— start of Recorded information —

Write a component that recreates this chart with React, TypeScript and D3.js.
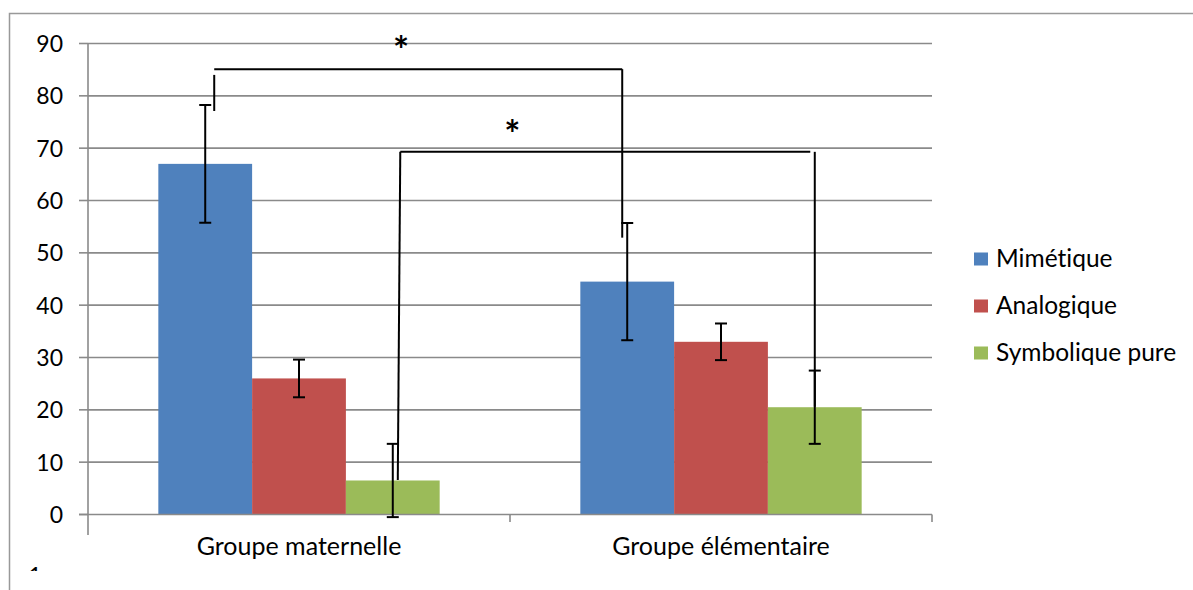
import React from "react";
import * as d3 from "d3";

const groups = ["Groupe maternelle", "Groupe élémentaire"];
const seriesNames = ["Mimétique", "Analogique", "Symbolique pure"];
const seriesColors = ["#4F81BD", "#C0504D", "#9BBB59"];
// values[series][group]
const mimetique = [67, 44.5];
const analogique = [26, 33];
const symbolique = [6.5, 20.5];
const values = [mimetique, analogique, symbolique];
// error half-widths[series][group]
const errMimetique = [11.25, 11.2];
const errAnalogique = [3.6, 3.5];
const errSymbolique = [7.0, 7.0];
const errors = [errMimetique, errAnalogique, errSymbolique];
const yTicks = [0, 10, 20, 30, 40, 50, 60, 70, 80, 90];

// significance brackets (values in data units)
const bracketA = { g1: 0, s1: 0, g2: 1, s2: 0, level: 85.1, leftTop: 84, leftBottom: 77.1, rightBottom: 52.9, starValue: 90.3, starFrac: 0.458 };
const bracketB = { g1: 0, s1: 2, g2: 1, s2: 2, level: 69.3, leftTop: 69.3, leftBottom: 6.6, rightBottom: 20.6, starValue: 74.4, starFrac: 0.273 };

const W = 1193;
const H = 590;
const FONT = "Lato, 'Open Sans', sans-serif";
const noLig = { fontVariantLigatures: "none" as const, fontFeatureSettings: "'liga' 0, 'clig' 0, 'dlig' 0", letterSpacing: "0.01px" };

export default function App() {
  const x = d3.scaleBand<number>().domain([0, 1]).range([88, 932]).paddingInner(0).paddingOuter(0);
  const xs = d3.scaleBand<number>().domain([0, 1, 2]).range([0, x.bandwidth()]).paddingInner(0).paddingOuter(0.75);
  const y = d3.scaleLinear().domain([0, 90]).range([514.5, 43.5]);
  const barCx = (g: number, s: number) => (x(g) as number) + (xs(s) as number) + xs.bandwidth() / 2;

  const capW = 12;

  const renderBracket = (b: typeof bracketA, lOff: number, lOffBottom: number, rOff: number, hEndOff: number, key: string) => {
    const xl = barCx(b.g1, b.s1) + lOff;
    const xlb = barCx(b.g1, b.s1) + lOffBottom;
    const xr = barCx(b.g2, b.s2) + rOff;
    const xh = xr + hEndOff;
    const yl = y(b.level);
    const starX = xl + (xh - xl) * b.starFrac;
    return (
      <g key={key}>
        <line x1={xl} x2={xh} y1={yl} y2={yl} stroke="#000" strokeWidth={2} />
        <line x1={xl} x2={xlb} y1={y(b.leftTop)} y2={y(b.leftBottom)} stroke="#000" strokeWidth={2} />
        <line x1={xr} x2={xr} y1={yl} y2={y(b.rightBottom)} stroke="#000" strokeWidth={2} />
        <text x={starX} y={y(b.starValue) + 22.5} textAnchor="middle" fontSize={38} fontWeight="bold" fontFamily={FONT} fill="#000">*</text>
      </g>
    );
  };

  return (
    <svg width={W} height={H} style={{ position: "absolute", left: 0, top: 0, background: "#fff" }}>
      <defs>
        <clipPath id="clipOne">
          <rect x={0} y={0} width={100} height={571} />
        </clipPath>
      </defs>
      <rect x={0} y={0} width={W} height={H} fill="#fff" />
      {/* outer border */}
      <path d={`M9.5,${H} V13.5 H${W}`} fill="none" stroke="#999" strokeWidth={1.5} />

      {/* gridlines */}
      {yTicks.filter((t) => t > 0).map((t) => (
        <line key={"g" + t} x1={88} x2={932} y1={y(t)} y2={y(t)} stroke="#8a8a8a" strokeWidth={1.6} />
      ))}

      {/* bars */}
      {values.map((sv, s) =>
        sv.map((v, g) => (
          <rect key={`b${s}-${g}`} x={(x(g) as number) + (xs(s) as number)} y={y(v)} width={xs.bandwidth()} height={y(0) - y(v)} fill={seriesColors[s]} />
        ))
      )}

      {/* axes */}
      <line x1={79} x2={932} y1={y(0)} y2={y(0)} stroke="#8a8a8a" strokeWidth={1.6} />
      <line x1={88} x2={88} y1={y(90)} y2={535} stroke="#8a8a8a" strokeWidth={1.6} />
      {yTicks.map((t) => (
        <line key={"t" + t} x1={79} x2={88} y1={y(t)} y2={y(t)} stroke="#8a8a8a" strokeWidth={1.6} />
      ))}
      {[1, 2].map((i) => (
        <line key={"ct" + i} x1={88 + i * x.bandwidth()} x2={88 + i * x.bandwidth()} y1={y(0)} y2={522} stroke="#8a8a8a" strokeWidth={1.6} />
      ))}
      {yTicks.map((t) => (
        <text key={"l" + t} x={63} y={y(t) + 8.5} textAnchor="end" fontSize={23} fontFamily={FONT} fill="#000">{t}</text>
      ))}
      {groups.map((gname, g) => (
        <text key={"c" + g} x={(x(g) as number) + x.bandwidth() / 2} y={555} textAnchor="middle" fontSize={25} fontFamily={FONT} fill="#000" style={noLig}>{gname}</text>
      ))}

      {/* error bars */}
      {values.map((sv, s) =>
        sv.map((v, g) => {
          const cx = barCx(g, s);
          const e = errors[s][g];
          const yt = y(v + e);
          const yb = y(v - e);
          return (
            <g key={`e${s}-${g}`} stroke="#000" strokeWidth={2}>
              <line x1={cx} x2={cx} y1={yt} y2={yb} />
              <line x1={cx - capW / 2} x2={cx + capW / 2} y1={yt} y2={yt} />
              <line x1={cx - capW / 2} x2={cx + capW / 2} y1={yb} y2={yb} />
            </g>
          );
        })
      )}

      {/* significance brackets */}
      {renderBracket(bracketA, 9, 9, -5, 0, "A")}
      {renderBracket(bracketB, 7.5, 5, 0, -4.5, "B")}

      {/* legend */}
      {seriesNames.map((name, s) => (
        <g key={"lg" + s} transform={`translate(974, ${259 + s * 47})`}>
          <rect x={0} y={-6.5} width={14} height={13} fill={seriesColors[s]} />
          <text x={22} y={7.5} fontSize={24.5} fontFamily={FONT} fill="#000" style={noLig}>{name}</text>
        </g>
      ))}

      {/* clipped stray footnote mark */}
      <text x={28} y={584} fontSize={24} fontFamily={FONT} fill="#000" clipPath="url(#clipOne)">1</text>
    </svg>
  );
}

— end of Recorded information —

What you need to do - Write out nothing but the lines from the start of the data through the line with "74.4, starFrac: 0.273". Leave out the pictures.

Task answer -
Write a component that recreates this chart with React, TypeScript and D3.js.
import React from "react";
import * as d3 from "d3";

const groups = ["Groupe maternelle", "Groupe élémentaire"];
const seriesNames = ["Mimétique", "Analogique", "Symbolique pure"];
const seriesColors = ["#4F81BD", "#C0504D", "#9BBB59"];
// values[series][group]
const mimetique = [67, 44.5];
const analogique = [26, 33];
const symbolique = [6.5, 20.5];
const values = [mimetique, analogique, symbolique];
// error half-widths[series][group]
const errMimetique = [11.25, 11.2];
const errAnalogique = [3.6, 3.5];
const errSymbolique = [7.0, 7.0];
const errors = [errMimetique, errAnalogique, errSymbolique];
const yTicks = [0, 10, 20, 30, 40, 50, 60, 70, 80, 90];

// significance brackets (values in data units)
const bracketA = { g1: 0, s1: 0, g2: 1, s2: 0, level: 85.1, leftTop: 84, leftBottom: 77.1, rightBottom: 52.9, starValue: 90.3, starFrac: 0.458 };
const bracketB = { g1: 0, s1: 2, g2: 1, s2: 2, level: 69.3, leftTop: 69.3, leftBottom: 6.6, rightBottom: 20.6, starValue: 74.4, starFrac: 0.273 };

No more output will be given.